I have become a child of the Facebook generation, that race that conducts its life online for the delectation of other people,

I was cajoled into setting up a Facebook page by my daughter and her boyfriend, who convinced me that I would somehow be missing out on a universe of fun and frolics if I didn't.

Four days into this brave new world I have a grand total of six friends and have been bombarded with useless messages.

The other day someone sent me electronic coffee. What the hell am I supposed to do with it? Stick it in my virtual grinder and knock myself up a cyber-latte?

It seems to me that Facebook is for people who have an awful lot of time on their hands between Jeremy Kyle and Loose Women and labour under the delusion that other people are interested in what bands they like and where they had lunch on Sunday.

They painstakingly list their interests and then send messages telling everyone on their list that they've just been out to buy a new dining room table.

It is like those tedious round robin letters some people insist on sending their friends and family at Christmas.

You know the ones, they brag about what a great holiday they had and which scholarship their swotty kids have collected. And then they drone on about how they have replanted all their borders and Cuprinoled the shed.

Not that anyone ever reads that far. Most round robin letters hit the back of the bin quicker than those plastic clothes sacks charities leave on your doorstep every 20 minutes (how many clothes do they think you have? If they saw what I wear at weekends they'd have no interest in what I might actually throw away).

From a journalist's point of view Facebook is a wonderful invention because if someone has a page (and 50 million people worldwide had one by November last year)their life is laid bare to anyone who cares to look them up.

There are pictures, a list of their friends, family, workplaces, interests and contact details.
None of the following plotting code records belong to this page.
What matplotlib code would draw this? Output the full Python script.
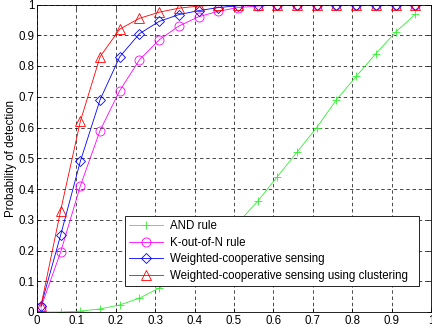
import matplotlib
matplotlib.use("Agg")
import matplotlib.pyplot as plt

# false-alarm probability (x) shared by every curve
pf = [0.01, 0.06, 0.11, 0.16, 0.21, 0.26, 0.31, 0.36, 0.41, 0.46,
      0.51, 0.56, 0.61, 0.66, 0.71, 0.76, 0.81, 0.86, 0.91, 0.96]

pd_and = [0.0, 0.0, 0.003, 0.01, 0.023, 0.045, 0.078, 0.115, 0.165, 0.225,
          0.29, 0.36, 0.44, 0.52, 0.60, 0.69, 0.766, 0.84, 0.91, 0.968]
pd_kn = [0.015, 0.195, 0.41, 0.59, 0.72, 0.82, 0.885, 0.93, 0.96, 0.978,
         0.99, 0.995, 0.998, 1.0, 1.0, 1.0, 1.0, 1.0, 1.0, 1.0]
pd_wcs = [0.02, 0.25, 0.49, 0.69, 0.83, 0.905, 0.945, 0.967, 0.98, 0.99,
          0.996, 0.998, 1.0, 1.0, 1.0, 1.0, 1.0, 1.0, 1.0, 1.0]
pd_clu = [0.02, 0.33, 0.62, 0.83, 0.92, 0.955, 0.975, 0.988, 0.995, 0.998,
          1.0, 1.0, 1.0, 1.0, 1.0, 1.0, 1.0, 1.0, 1.0, 1.0]

labels = ["AND rule", "K-out-of-N rule", "Weighted-cooperative sensing",
          "Weighted-cooperative sensing using clustering"]

x_ticks = [0, 0.1, 0.2, 0.3, 0.4, 0.5, 0.6, 0.7, 0.8, 0.9, 1]
y_ticks = [0, 0.1, 0.2, 0.3, 0.4, 0.5, 0.6, 0.7, 0.8, 0.9, 1]

plt.rcParams["font.family"] = ["Liberation Sans", "DejaVu Sans"]
plt.rcParams["font.size"] = 8.3

fig = plt.figure(figsize=(4.32, 3.27), dpi=100, facecolor="white")
ax = fig.add_axes([37 / 432, 1 - 312 / 327, 394 / 432, 307.5 / 327])

style = dict(linewidth=0.6, markersize=6.5, markerfacecolor="none",
             markeredgewidth=0.6)
ax.plot(pf, pd_and, color="#33ee33", marker="+", label=labels[0],
        **{**style, "markersize": 5.5})
ax.plot(pf, pd_kn, color="#ff00ff", marker="o", label=labels[1], **style)
ax.plot(pf, pd_wcs, color="#0000ff", marker="D", label=labels[2],
        **{**style, "markersize": 5.5})
ax.plot(pf, pd_clu, color="#ff0000", marker="^", label=labels[3],
        **{**style, "markersize": 7})

ax.set_xlim(0, 1)
ax.set_ylim(0, 1)
ax.set_xticks(x_ticks)
ax.set_yticks(y_ticks)
ax.set_xticklabels([f"{t:g}" for t in x_ticks])
ax.set_yticklabels([f"{t:g}" for t in y_ticks])
ax.tick_params(direction="in", length=3, width=0.5, top=True, right=True,
               pad=2)
for s in ax.spines.values():
    s.set_linewidth(0.6)
ax.grid(True, color="black", linestyle=(0, (5, 4)), linewidth=0.5)
ax.set_ylabel("Probability of detection", labelpad=1)

leg = ax.legend(loc="lower left", bbox_to_anchor=(0.223, 0.085, 0.747, 0.234),
                mode="expand", fancybox=False, framealpha=1,
                edgecolor="black", borderpad=0.35, labelspacing=0.4,
                handlelength=3.0, handletextpad=0.55, borderaxespad=0)
leg.get_frame().set_linewidth(0.6)

fig.savefig("out.png", dpi=100, facecolor="white")
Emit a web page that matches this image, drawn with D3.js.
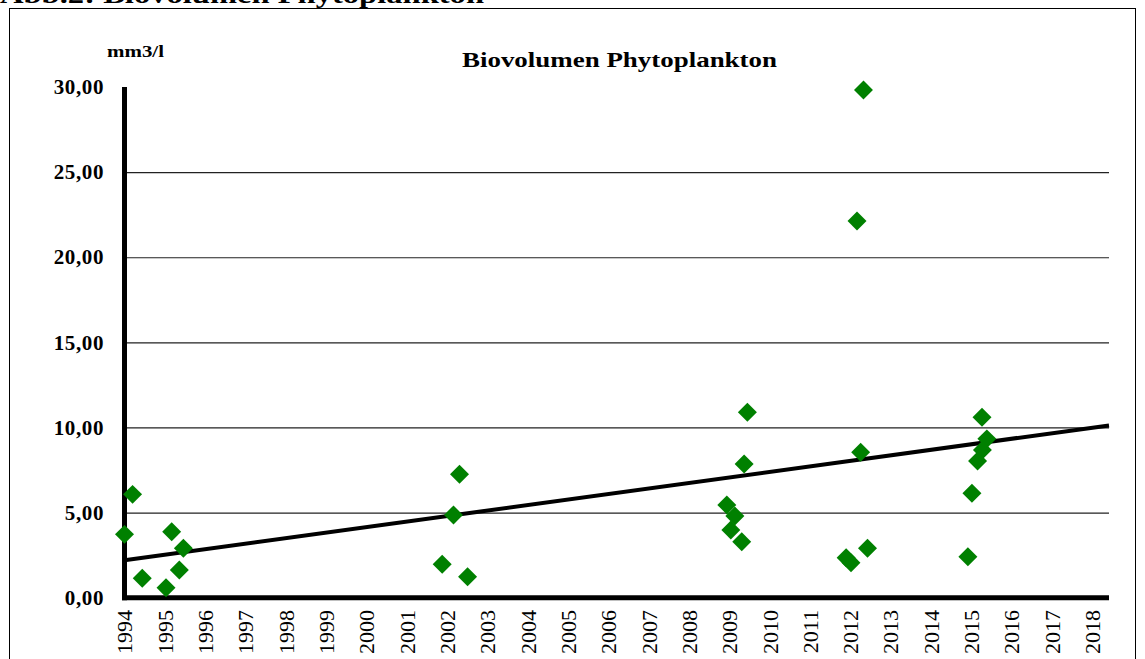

In short everything you need if you are writing about them or want to find someone who can tell you more about them.

I don't know why the government is bothering with ID cards. They can just give us all an Apple iPhone (which would be a damn sight cheaper than photcopying everyone's eyeballs or whatever it is they are planning to do) and when challenged we can just open up our Facebook page.

We can then prove who we are by naming ten of our friends (or six in my case) and where we had our last birthday drink. Absolutely foolproof.

Of course, having run the Facebook generation down, I now find the first thing I do when I get home in the evening is check my page to see if I have any new friends (the answer is a resounding no) or any messages (still no).

So who is the sad one now?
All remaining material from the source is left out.